France | France, Cour de cassation, Chambre criminelle - formation restreinte hors rnsm/na, 29 avril 2025, 23-84.383


N° W 23-84.383 F-D

N° 00519


SB4
29 AVRIL 2025


CASSATION PARTIELLE SANS RENVOI


M. BONNAL président,








R É P U B L I Q U E F R A N Ç A I S E
________________________________________


AU NOM DU PEUPLE FRANÇAIS
_________________________


ARRÊT DE LA COUR DE CASSATION, CHAMBRE CRIMINELLE,
DU 29 AVRIL 2025



La société [2] a formé un pourvoi contre l'arrêt de la cour d'appel de Saint-Denis de La Réunion, chambre correctionnelle, en date

du 26 janvier 2023, qui, pour homicides et blessures involontaires, l'a condamnée à 150 000 euros d'amende, une interdiction professionnelle définitive, une publ...

N° W 23-84.383 F-D

N° 00519


SB4
29 AVRIL 2025


CASSATION PARTIELLE SANS RENVOI


M. BONNAL président,








R É P U B L I Q U E F R A N Ç A I S E
________________________________________


AU NOM DU PEUPLE FRANÇAIS
_________________________


ARRÊT DE LA COUR DE CASSATION, CHAMBRE CRIMINELLE,
DU 29 AVRIL 2025



La société [2] a formé un pourvoi contre l'arrêt de la cour d'appel de Saint-Denis de La Réunion, chambre correctionnelle, en date du 26 janvier 2023, qui, pour homicides et blessures involontaires, l'a condamnée à 150 000 euros d'amende, une interdiction professionnelle définitive, une publication et a prononcé sur les intérêts civils.
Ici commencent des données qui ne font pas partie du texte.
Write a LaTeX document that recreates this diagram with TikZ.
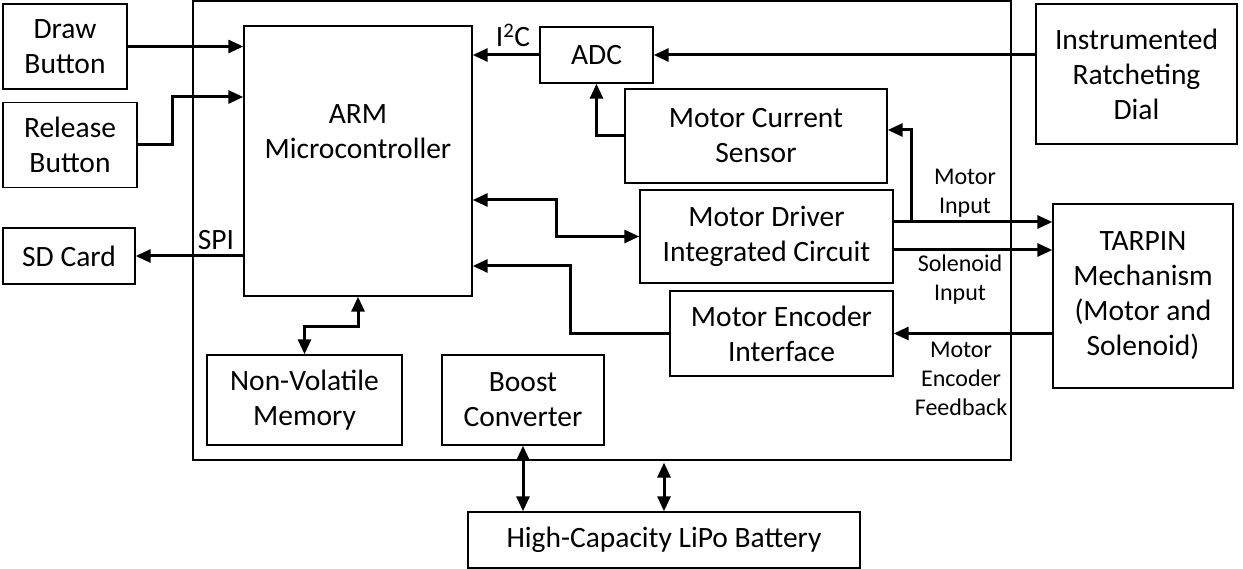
\documentclass[tikz,border=0pt]{standalone}
\usepackage{fontspec}
\setmainfont{Carlito}
\usetikzlibrary{arrows.meta}
\begin{document}
\begin{tikzpicture}[x=1pt,y=-1pt,
  box/.style={draw, line width=1.4pt, rectangle, inner sep=0pt, align=center,
     font=\fontsize{29.5}{35}\selectfont},
  txt/.style={inner sep=0pt, align=center, font=\fontsize{29.5}{35}\selectfont},
  small/.style={inner sep=0pt, align=center, font=\fontsize{24}{29}\selectfont},
  arr/.style={line width=3pt, -{Triangle[length=15pt,width=13pt]}},
  darr/.style={line width=3pt, {Triangle[length=15pt,width=13pt]}-{Triangle[length=15pt,width=13pt]}}]
\useasboundingbox (0,0) rectangle (1243,569);
% boxes
\node[box, line width=1.2pt, minimum width=818pt, minimum height=459pt] (board) at (602,230.5) {};
\node[box, minimum width=124pt, minimum height=85pt] (draw) at (65,46.5) {Draw\\Button};
\node[box, minimum width=134pt, minimum height=85pt] (rel) at (70,145) {Release\\Button};
\node[box, minimum width=132pt, minimum height=56pt] (sd) at (69,256) {SD Card};
\node[box, minimum width=228pt, minimum height=270pt] (arm) at (358,161) {};
\node[txt] (armtxt) at (358,132) {ARM\\Microcontroller};
\node[box, minimum width=113pt, minimum height=56pt] (adc) at (596.5,55) {ADC};
\node[box, minimum width=262pt, minimum height=94pt] (mcs) at (756,136) {Motor Current\\Sensor};
\node[box, minimum width=253pt, minimum height=93pt] (mdic) at (766.5,236.5) {Motor Driver\\Integrated Circuit};
\node[box, minimum width=223pt, minimum height=85pt] (mei) at (781.5,333.5) {Motor Encoder\\Interface};
\node[box, minimum width=180pt, minimum height=184pt] (tarpin) at (1143,296) {TARPIN\\Mechanism\\(Motor and\\Solenoid)};
\node[box, minimum width=201pt, minimum height=140pt] (dial) at (1136.5,74) {Instrumented\\Ratcheting\\Dial};
\node[box, minimum width=195pt, minimum height=90pt] (nvm) at (304.5,400) {Non-Volatile\\Memory};
\node[box, minimum width=162pt, minimum height=90pt] (boost) at (523,400) {Boost\\Converter};
\node[box, minimum width=392pt, minimum height=56pt] (batt) at (664,540) {High-Capacity LiPo Battery};
% labels
\node[txt] (spi) at (216,240) {SPI};
\node[txt] (i2c) at (513,35) {I\textsuperscript{2}C};
\node[small] (mi) at (965,193) {Motor\\Input};
\node[small] (si) at (960,280) {Solenoid\\Input};
\node[small] (mef) at (961,379) {Motor\\Encoder\\Feedback};
% connectors
\draw[arr] (draw.east) -- (arm.west |- draw.east);
\draw[arr] (rel.east) -| (172,97) -- (arm.west |- 0,97);
\draw[arr] (arm.west |- sd.east) -- (sd.east);
\draw[arr] (adc.west) -- (arm.east |- adc.west);
\draw[arr] (dial.west |- adc.east) -- (adc.east);
\draw[arr] (mcs.west) -| (adc.south);
\coordinate (br) at (911,222);
\draw[arr] (mdic.east |- br) -- (tarpin.west |- br);
\draw[arr] (br) |- (mcs.east |- 0,130);
\draw[arr] (mdic.east |- 0,250) -- (tarpin.west |- 0,250);
\draw[arr] (tarpin.west |- mei.east) -- (mei.east);
\draw[darr] (arm.east |- 0,200) -| (556,236.5) -- (mdic.west);
\draw[arr] (mei.west) -| (570,266) -- (arm.east |- 0,266);
\draw[darr] (arm.south) -- (358,327) -| (nvm.north);
\draw[darr] (boost.south) -- (batt.north -| boost.south);
\draw[darr] (board.south -| batt.north) ++(0,2) -- (batt.north);
\end{tikzpicture}
\end{document}
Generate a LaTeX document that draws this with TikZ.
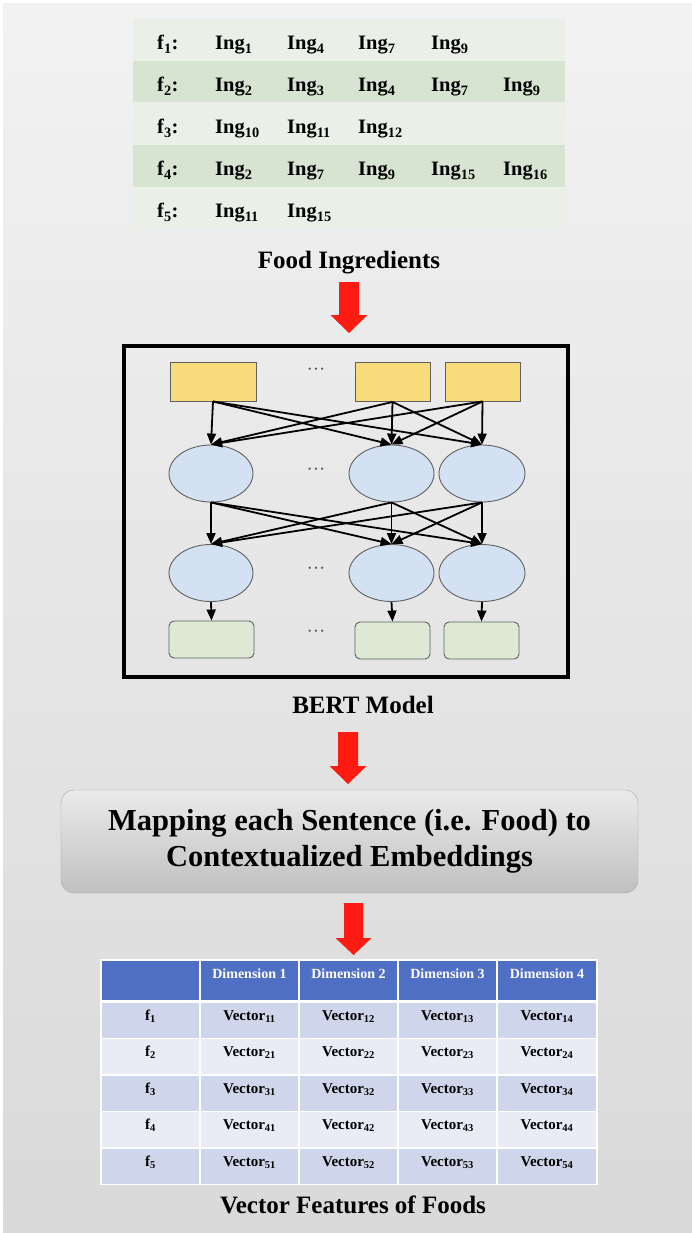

Des mémoires ont été produits, en demande et en défense.

Sur le rapport de M. Sottet, conseiller, les observations de la SCP Gatineau, Fattaccini et Rebeyrol, avocat de la société [2], les observations de la SCP Célice, Texidor, Périer, avocat de la société [1], les observations de la SCP Poupet & Kacenelenbogen, avocat de MM. [I] [H], [L] [W] [K], [M] [B], les observations de la SCP Sevaux et Mathonnet, avocat de Mme [F] [D], les observations de la SARL Le Prado - Gilbert, avocat de M. [Y] [R], et les conclusions de M. Quintard, avocat général, après débats en l'audience publique du 18 mars 2025 où étaient présents M. Bonnal, président, M. Sottet, conseiller rapporteur, M. Coirre, conseiller de la chambre, et Mme Bendjebbour, greffier de chambre,

la chambre criminelle de la Cour de cassation, composée en application de l'article 567-1-1 du code de procédure pénale, des président et conseillers précités, après en avoir délibéré conformément à la loi, a rendu le présent arrêt.

Faits et procédure

1. Il résulte de l'arrêt attaqué et des pièces de procédure ce qui suit.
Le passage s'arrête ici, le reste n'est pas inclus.